Comment expliquer le relatif oubli de ces premières années de lutte ?
La transmission dans les familles ne se fait pas forcément. Moi-même, j’ai appris assez tardivement que mon père a fait des grèves de 1971 à 1979. Cette génération n’était pas encore française, et donc toujours sous le coup de l’expulsion. Il y avait aussi une sorte de pudeur à raconter les choses.
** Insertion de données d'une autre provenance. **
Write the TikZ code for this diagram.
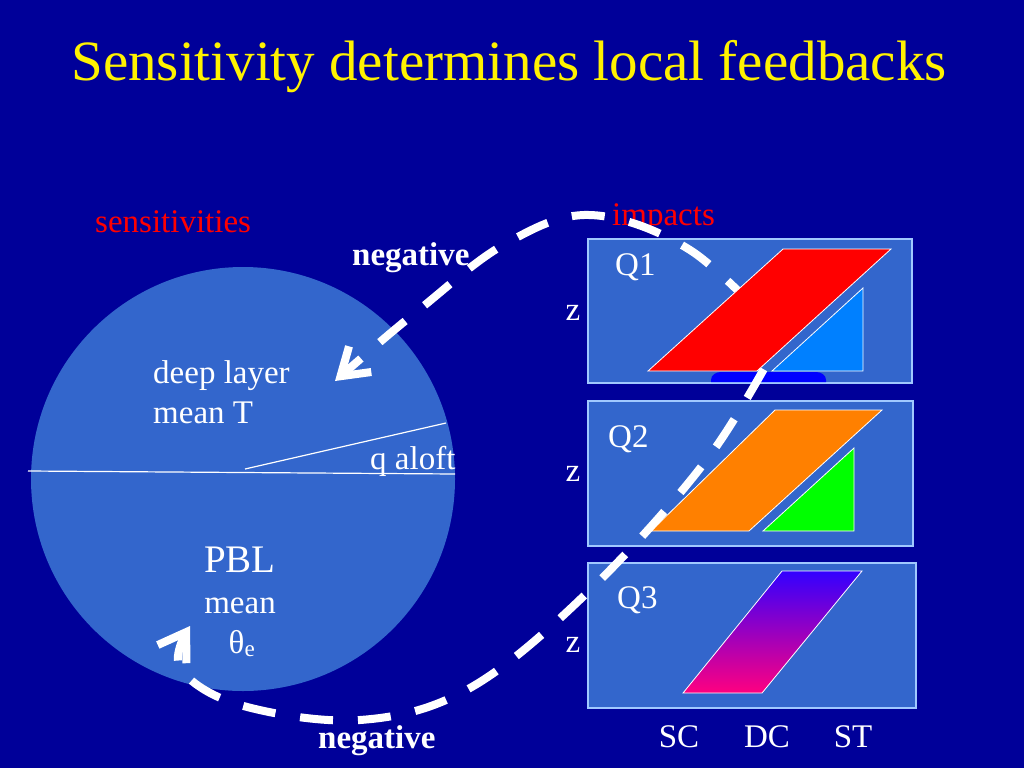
\documentclass[tikz,border=0pt]{standalone}
\usepackage{fontspec}
\setmainfont{Liberation Serif}
\usetikzlibrary{arrows.meta}
\definecolor{slidebg}{RGB}{0,0,153}
\definecolor{panel}{RGB}{51,102,204}
\definecolor{panelline}{RGB}{160,200,255}
\definecolor{skyblue}{RGB}{0,128,255}
\definecolor{bumpblue}{RGB}{0,0,255}
\definecolor{dcorange}{RGB}{255,128,0}
\definecolor{stgreen}{RGB}{0,255,0}
\definecolor{topviolet}{RGB}{51,0,255}
\definecolor{botpink}{RGB}{255,0,128}

\begin{document}
\begin{tikzpicture}[x=1pt, y=-1pt,
    txt/.style={text=white, inner sep=0pt, font=\fontsize{33}{36}\selectfont},
    redtxt/.style={txt, text=red},
    boldtxt/.style={txt, font=\fontsize{33}{36}\selectfont\bfseries},
    panelbox/.style={fill=panel, draw=panelline, line width=1.5pt},
    shapeline/.style={draw=white, line width=0.8pt},
    feedback/.style={draw=white, line width=8pt, dash pattern=on 33pt off 25pt,
        >={Straight Barb[length=26pt,width=34pt]}}]

    \fill[slidebg] (0, 0) rectangle (1024, 768);

    \node[txt, text=yellow, font=\fontsize{57}{60}\selectfont, anchor=base] (title) at (509, 80)
        {Sensitivity determines local feedbacks};

    % sensitivities
    \fill[panel] (243, 479) circle (212pt);
    \draw[white, line width=1.2pt] (28, 471) -- (455, 474);
    \draw[white, line width=1.2pt] (245, 469) -- (446, 423);

    \node[redtxt, anchor=base west] (sens) at (95, 232) {sensitivities};
    \node[txt, anchor=base west] (deep) at (153, 383) {deep layer};
    \node[txt, anchor=base west] (meanT) at (153, 423) {mean T};
    \node[txt, anchor=base west] (qaloft) at (370, 469) {q aloft};
    \node[txt, font=\fontsize{39}{42}\selectfont, anchor=base] (pbl) at (240, 572) {PBL};
    \node[txt, anchor=base] (pblmean) at (240, 613) {mean};
    \node[txt, anchor=base] (theta) at (242, 653) {θ\textsubscript{e}};

    % impacts
    \node[redtxt, anchor=base west] (imp) at (612, 225) {impacts};

    \draw[panelbox] (588, 239) rectangle (912, 383);
    \draw[panelbox] (588, 401) rectangle (913, 546);
    \draw[panelbox] (588, 563) rectangle (916, 708);

    \fill[bumpblue] (711, 382) -- (711, 380) to[out=90, in=180] (721, 372) -- (816, 372)
        to[out=0, in=90] (826, 380) -- (826, 382) -- cycle;
    \filldraw[fill=dcorange, shapeline] (651, 531) -- (749, 531) -- (882, 410) -- (775, 410) -- cycle;
    \filldraw[fill=stgreen, shapeline] (763, 531) -- (854, 531) -- (854, 448) -- cycle;
    \shade[top color=topviolet, bottom color=botpink] (683, 693) -- (762, 693) -- (862, 571) -- (782, 571) -- cycle;
    \draw[shapeline] (683, 693) -- (762, 693) -- (862, 571) -- (782, 571) -- cycle;

    \node[txt, anchor=base west] (q1) at (615, 275) {Q1};
    \node[txt, anchor=base west] (q2) at (608, 447) {Q2};
    \node[txt, anchor=base west] (q3) at (617, 608) {Q3};
    \node[txt, anchor=base] (z1) at (573, 320) {z};
    \node[txt, anchor=base] (z2) at (573, 481) {z};
    \node[txt, anchor=base] (z3) at (573, 652) {z};
    \node[txt, anchor=base] (sc) at (679, 747) {SC};
    \node[txt, anchor=base] (dc) at (767, 747) {DC};
    \node[txt, anchor=base] (st) at (853, 747) {ST};

    \node[boldtxt, anchor=base west] (negtop) at (352, 265) {negative};
    \node[boldtxt, anchor=base west] (negbot) at (318, 748) {negative};

    % feedback loop
    \coordinate (deepTip) at (335, 381);
    \coordinate (fbA) at (420, 309);
    \coordinate (fbB) at (505, 244);
    \coordinate (fbTop) at (590, 215);
    \coordinate (fbC) at (690, 250);
    \coordinate (fbTurn) at (782, 336);
    \coordinate (fbD) at (708, 458);
    \coordinate (fbE) at (590, 590);
    \coordinate (fbF) at (470, 688);
    \coordinate (fbBot) at (360, 720);
    \coordinate (fbG) at (240, 705);
    \coordinate (fbH) at (180, 668);
    \coordinate (pblTip) at (190, 626);

    \draw[feedback, <-, dash phase=10pt] plot[smooth, tension=0.6] coordinates {(deepTip) (fbA) (fbB)
        (fbTop) (fbC) (fbTurn)};
    \draw[feedback, ->, dash phase=20pt] plot[smooth, tension=0.6] coordinates {(fbTurn) (fbD) (fbE)
        (fbF) (fbBot) (fbG) (fbH) (pblTip)};

    \filldraw[fill=red, shapeline] (648, 371) -- (757, 371) -- (891, 249) -- (783, 249) -- cycle;
    \filldraw[fill=skyblue, shapeline] (772, 371) -- (863, 371) -- (863, 288) -- cycle;

\end{tikzpicture}
\end{document}
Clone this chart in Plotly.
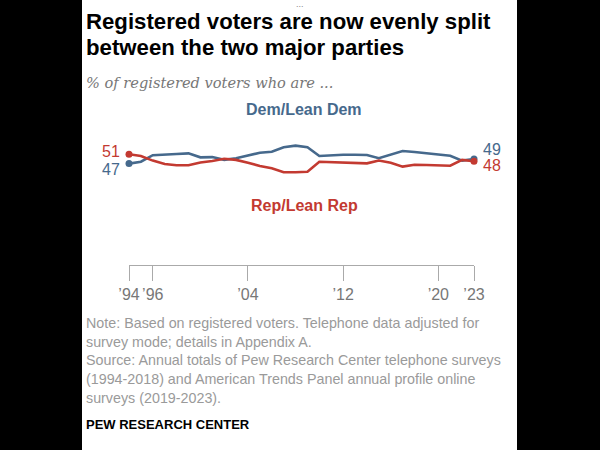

L’oubli s’explique aussi par l’image médiatique plaquée sur la génération précédant la marche de 1983. Au début des années 1980, on construit l’idée que les travailleurs de cette génération ne sont pas intégrables, contrairement à leurs enfants qui sont Français. Médiatiquement et politiquement on a créé, donc, une opposition entre les parents et leurs enfants. On s’accommode bien de ce mythe d’une première génération d’immigrés craintive et docile, alors que le MTA nous prouve que ce n’était pas le cas. Si j’ai tenté de restituer cette histoire, c’est que j’avais envie, pour reprendre la formulation de la romancière Faïza Guène, de « réparer l’offense de l’oubli ». Et de rappeler que le premier jalon des luttes, qui perdurent jusqu’à aujourd’hui, nous le devons à cette génération.